Выдохнула.
Успокоилась.
Помечтать о том, как муж лишается того самого, чем он детей делает, можно и потом.
Когда любая угроза для жизни ребёнка уйдёт.
Постепенно мои глаза привыкают к темноте. Могу рассмотреть обстановку одиночной палаты.
И тёмную фигуру, устроившуюся в кресле. Паша спит, скрючившись в три погибели.
Тёмные каштановые пряди падают на его лицо, кажутся совсем чёрными сейчас.
Сколько раз это происходило? Если я ложилась в больницу, Паша старался быть рядом.
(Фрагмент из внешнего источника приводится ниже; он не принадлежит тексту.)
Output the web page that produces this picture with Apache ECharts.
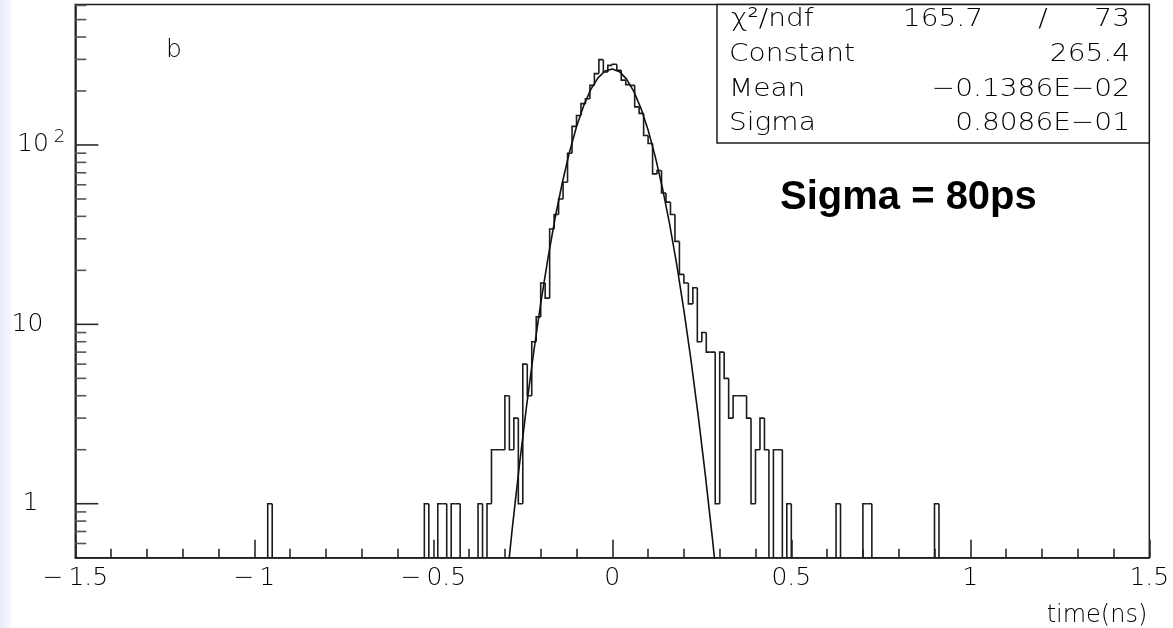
<!DOCTYPE html>
<html><head><meta charset="utf-8">
<script src="https://cdn.jsdelivr.net/npm/echarts@6/dist/echarts.min.js"></script>
<style>html,body{margin:0;padding:0;background:#fff;}#c{width:1173px;height:628px;}</style>
</head><body><div id="c"></div>
<script>
// ---------- data ----------
const binStart = -1.5;
const binWidth = 0.0125;
// counts per bin (240 bins from -1.5 to 1.5)
const counts = [
  0,0,0,0,0,0,0,0,0,0, 0,0,0,0,0,0,0,0,0,0,
  0,0,0,0,0,0,0,0,0,0, 0,0,0,0,0,0,0,0,0,0,
  0,0,0,1,0,0,0,0,0,0, 0,0,0,0,0,0,0,0,0,0,
  0,0,0,0,0,0,0,0,0,0, 0,0,0,0,0,0,0,0,1,0,
  0,1,1,0,1,1,0,0,0,0, 1,0,1,2,2,2,4,2,3,1,
  6,4,8,11,17,14,34,41,50,62, 90,127,146,170,181,215,250,299,255,278,
  282,261,230,217,215,163,150,113,102,69, 72,54,48,41,29,19,17,13,16,8,
  9,7,7,1,7,5,3,4,4,4, 3,1,2,3,2,0,2,2,0,1,
  0,0,0,0,0,0,0,0,0,0, 1,0,0,0,0,0,1,1,0,0,
  0,0,0,0,0,0,0,0,0,0, 0,0,1,0,0,0,0,0,0,0,
  0,0,0,0,0,0,0,0,0,0, 0,0,0,0,0,0,0,0,0,0,
  0,0,0,0,0,0,0,0,0,0, 0,0,0,0,0,0,0,0,0,0
];
// gaussian fit curve, sampled
const fitX = [-0.30,-0.28,-0.26,-0.24,-0.22,-0.20,-0.18,-0.16,-0.14,-0.12,-0.10,-0.08,-0.06,-0.04,-0.02,0.00,
              0.02,0.04,0.06,0.08,0.10,0.12,0.14,0.16,0.18,0.20,0.22,0.24,0.26,0.28,0.30];
const fitY = [0.29,0.71,1.61,3.43,6.90,13.05,23.2,38.9,61.2,90.6,126.3,165.5,204.1,236.8,258.5,265.4,
              256.3,232.8,199.0,160.0,121.1,86.1,57.6,36.3,21.5,11.98,6.27,3.09,1.44,0.63,0.26];
const xMin = -1.5, xMax = 1.5, xStep = 0.5;
const yMin = 0.5, yMax = 607;
const yMajorTicks = [1, 10, 100];
const yMinorTicks = [0.6,0.7,0.8,0.9,2,3,4,5,6,7,8,9,20,30,40,50,60,70,80,90,200,300,400,500,600];
const statsNames = ['χ²/ndf', 'Constant', 'Mean', 'Sigma'];
const statsVals  = ['73', '265.4', '−0.1386E−02', '0.8086E−01'];
const chiValue = '165.7';
const noteText = 'Sigma = 80ps';
const panelTag = 'b';
const xTitle = 'time(ns)';

// ---------- chart ----------
const FONT = "'DejaVu Sans'";
const FW = 300;
const INK = '#1c1c1c';
const TXT = '#000';
const chart = echarts.init(document.getElementById('c'), null, {renderer: 'canvas'});

const histData = counts.map((c, k) => [binStart + k * binWidth, c, k]);
const fitData = fitX.map((x, i) => [x, fitY[i]]);
const yTickData = yMajorTicks.map(v => [xMin, v, 1]).concat(yMinorTicks.map(v => [xMin, v, 0]));

const yLabelFmt = function (v) {
  const l = Math.round(Math.log10(v) * 1000) / 1000;
  if (l === 0) return '{a|1}';
  if (l === 1) return '{b|10}';
  if (l === 2) return '{m|10}{s|2}';
  return '';
};

const statFont = FW + ' 25px ' + FONT;
const SX = 1.12;
function statText(x, y, text, align) {
  return {type: 'text', x: x, y: y, z: 21, scaleX: SX,
          style: {text: text, font: statFont, fill: TXT, textAlign: align, textVerticalAlign: 'middle'}};
}

const option = {
  backgroundColor: '#ffffff',
  animation: false,
  grid: {left: 75.3, right: 23.7, top: 4.5, bottom: 70.3, show: true, borderColor: INK, borderWidth: 1.5, backgroundColor: 'transparent'},
  xAxis: {
    type: 'value', min: xMin, max: xMax, interval: xStep,
    axisLine: {show: true, onZero: false, lineStyle: {color: INK, width: 1.5}},
    axisTick: {show: true, inside: true, length: 18, lineStyle: {color: '#2a2a2a', width: 1.6}},
    minorTick: {show: true, splitNumber: 5, length: 9, lineStyle: {color: '#2a2a2a', width: 1.6}},
    splitLine: {show: false},
    axisLabel: {
      margin: 8, color: TXT, fontFamily: FONT, fontWeight: FW, fontSize: 25,
      formatter: v => (v < 0 ? '\u2212\u2009' + Math.abs(v) : String(v))
    },
    name: xTitle, nameLocation: 'end', nameGap: 0,
    nameTextStyle: {color: TXT, fontFamily: FONT, fontWeight: FW, fontSize: 24, align: 'right', verticalAlign: 'top', padding: [46, 2, 0, 0]}
  },
  yAxis: {
    type: 'log', logBase: 10, min: yMin, max: yMax,
    axisLine: {show: true, onZero: false, lineStyle: {color: INK, width: 1.5}},
    axisTick: {show: false},
    minorTick: {show: false},
    splitLine: {show: false},
    axisLabel: {
      margin: 10, align: 'right', color: TXT, fontFamily: FONT, fontWeight: FW, fontSize: 25,
      showMinLabel: false, showMaxLabel: false,
      formatter: yLabelFmt,
      rich: {
        a: {fontFamily: FONT, fontWeight: FW, fontSize: 25, color: TXT, padding: [0, 27, 0, 0]},
        b: {fontFamily: FONT, fontWeight: FW, fontSize: 25, color: TXT, padding: [0, 22, 0, 0]},
        m: {fontFamily: FONT, fontWeight: FW, fontSize: 25, color: TXT, lineHeight: 34, verticalAlign: 'middle'},
        s: {fontFamily: FONT, fontWeight: FW, fontSize: 18, color: TXT, lineHeight: 11, verticalAlign: 'top', padding: [0, 0, 0, 5]}
      }
    }
  },
  series: [
    {
      type: 'custom', name: 'yticks', coordinateSystem: 'cartesian2d', clip: false, z: 5,
      encode: {x: 0, y: 1},
      data: yTickData,
      renderItem: function (params, api) {
        const p = api.coord([api.value(0), api.value(1)]);
        const len = api.value(2) ? 23 : 11;
        return {type: 'line', shape: {x1: p[0], y1: p[1], x2: p[0] + len, y2: p[1]},
                style: {stroke: api.value(2) ? '#2a2a2a' : '#555', lineWidth: 1.6}};
      }
    },
    {
      type: 'custom', name: 'histogram', coordinateSystem: 'cartesian2d', clip: true, z: 3,
      encode: {x: 0, y: 1},
      data: histData,
      renderItem: function (params, api) {
        const k = api.value(2);
        const c = counts[k];
        const prev = k > 0 ? counts[k - 1] : 0;
        const xl = binStart + k * binWidth, xr = xl + binWidth;
        const lv = v => (v > 0 ? v : yMin);
        const p1 = api.coord([xl, lv(prev)]);
        const p2 = api.coord([xl, lv(c)]);
        const p3 = api.coord([xr, lv(c)]);
        return {type: 'polyline', shape: {points: [p1, p2, p3]},
                style: {stroke: INK, lineWidth: 1.6, fill: null}};
      }
    },
    {
      type: 'line', name: 'fit', data: fitData, showSymbol: false, clip: true, z: 4,
      lineStyle: {color: '#111', width: 1.6}
    }
  ],
  graphic: [
    {type: 'rect', left: 0, top: 0, z: -10, silent: true,
     shape: {width: 11, height: 628},
     style: {fill: new echarts.graphic.LinearGradient(0, 0, 1, 0, [{offset: 0, color: '#e8edf9'}, {offset: 1, color: '#f4f7fd'}])}},
    {type: 'text', x: 166, y: 50, z: 20, style: {text: panelTag, font: FW + ' 25px ' + FONT, fill: TXT, textVerticalAlign: 'middle'}},
    {type: 'rect', z: 20, shape: {x: 717, y: 4.5, width: 432.3, height: 138.5},
     style: {fill: '#fff', stroke: INK, lineWidth: 1.5}},
    statText(731, 19, statsNames[0], 'left'),
    statText(729, 54, statsNames[1], 'left'),
    statText(729, 89, statsNames[2], 'left'),
    statText(729, 123, statsNames[3], 'left'),
    statText(983, 19, chiValue, 'right'),
    statText(1043, 19, '/', 'center'),
    statText(1130, 19, statsVals[0], 'right'),
    statText(1130, 54, statsVals[1], 'right'),
    statText(1130, 89, statsVals[2], 'right'),
    statText(1130, 123, statsVals[3], 'right'),
    {type: 'text', x: 780, y: 198, z: 21, style: {text: noteText, font: "bold 40px 'Liberation Sans'", fill: '#000', textVerticalAlign: 'middle'}}
  ]
};
chart.setOption(option);
</script>
</body></html>
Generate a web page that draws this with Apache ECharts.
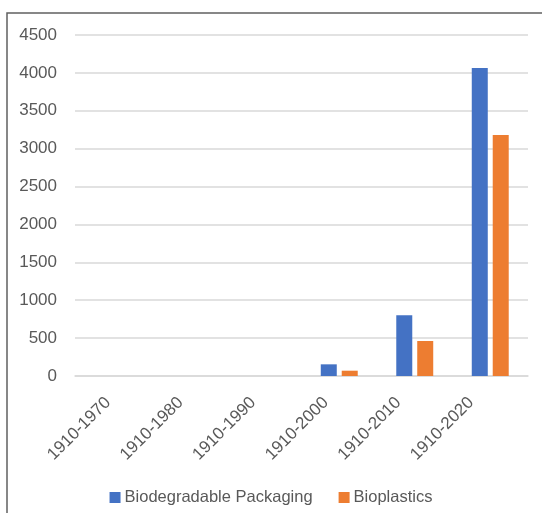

Устраивался в кресле или на кровати рядом со мной. Сторожил, словно его присутствие могло всё решить.
– Вместе мы справимся, – шептал, целуя мои ладони. – Я тебя люблю, Вик. Мы справимся. У нас всё будет хорошо.
Лжец.
Пока я ищу, чем можно бросить в мужа, тот сам просыпается. Резко подскакивает, несколько раз моргает, пытаясь понять, что происходит.
Паша всегда с трудом поднимался. Первые минуты его будто не существовало.
Но в этот раз мужчина ориентируется молниеносно.
– Ты очнулась, – Паша поделает ко мне, едва не врезаясь в прикроватную тумбочку. Включает светильник. – Всё хорошо, не беспокойся. Угрозы нет.
– Хорошо, – я облегчённо выдыхаю. Будто трёхтонный груз сбросила с плеч. – Уйди.
– Пойти позвать врача?
– Да. Или не зови. Как хочешь. Просто уйди сейчас.
– Вик…
– Я в больнице. Я могла… Боже. Я могла потерять мою малышку. А ты хочешь дальше спорить со мной? Имей хоть каплю совести, Паш.
– Я собирался спросить ничего ли тебе не нужно.
Я качаю головой. Смотрю, как муж направляется к двери. Даже быть в одной комнате с ним трудно после всего.
– Паш, – окликаю неожиданно, мужчина тут же разворачивается. – А мальчики где?
– Они у моей мамы ночуют. Перепугались за тебя. Оба. Я отправил их отсюда, чтобы не мешались. Они как проснутся – приедут обратно. Я буду в коридоре, если что-то понадобится.
– Проявляй заботу о другой своей беременной пассии.
– Ты можешь злиться на меня, Вик. Можешь ненавидеть. Но это наша малышка.
С этими словами муж выходит за дверь. Резко дёргает её на себя, намереваясь захлопнуть.
Но в последнюю секунду тормозит, тихо прикрывая.
Злится.
Черт возьми, он злится!
Это снова заставляет ярость закипать в моей крови. Потому что Паша ведёт себя как последний мерзавец.
И я не представляю, как мне вести себя теперь. Я не хочу снова рисковать ребёнком, забирая вещи из дома.
Подыскивая новый дом!
С какой стати я должна бежать, словно это я развлекалась на стороне?
– Ничего, – я шепчу, усаживаясь на кровати поудобнее. Глажу живот. – Ничего, птенчик, мы с этим справимся. Мама обещает, что больше не будет нервничать.
Пусть лучше Паша переживает. Может, хоть сейчас начнёт думать, как он ведёт себя. Что говорит.
Через полчаса, когда я утаю от тишины, в палату заходит Ольга Артёмовна. Мой акушер-гинеколог.
Она вела меня с самого начала. Хотя я хотела сменить врача. Слишком уж строгой казалась женщина.
От её «Соколовская» меня бросало в холодный пот. Чувствовала себя нашкодившим ребёнком.
– Соколовская, – начинает, а я тут же сжимаюсь. – У нас встреча через десять дней. Почему график нарушаем?
– Так получилось, – лепечу, опуская взгляд. – Но всё ведь нормально? У меня ничего не болит и… Выйди.
Обращаюсь к мужу, который проскользнул вслед за Ольгой Артёмовной.
Я даже смотреть на Пашу не могу. Сразу в груди давит, хочется кричать и плакать одновременно.
– Я останусь, – муж заявляет категорично. – Не собираюсь сидеть за дверью, когда тут обсуждают моего ребёнка.
– Я так понимаю, спрашивать про причину стресса не надо, – врач неодобрительно цокает. – Ну и что вы творите, Соколовские?
– Ольга Артёмовна, что там с результатами анализов? Я могу ехать домой? Всё в порядке?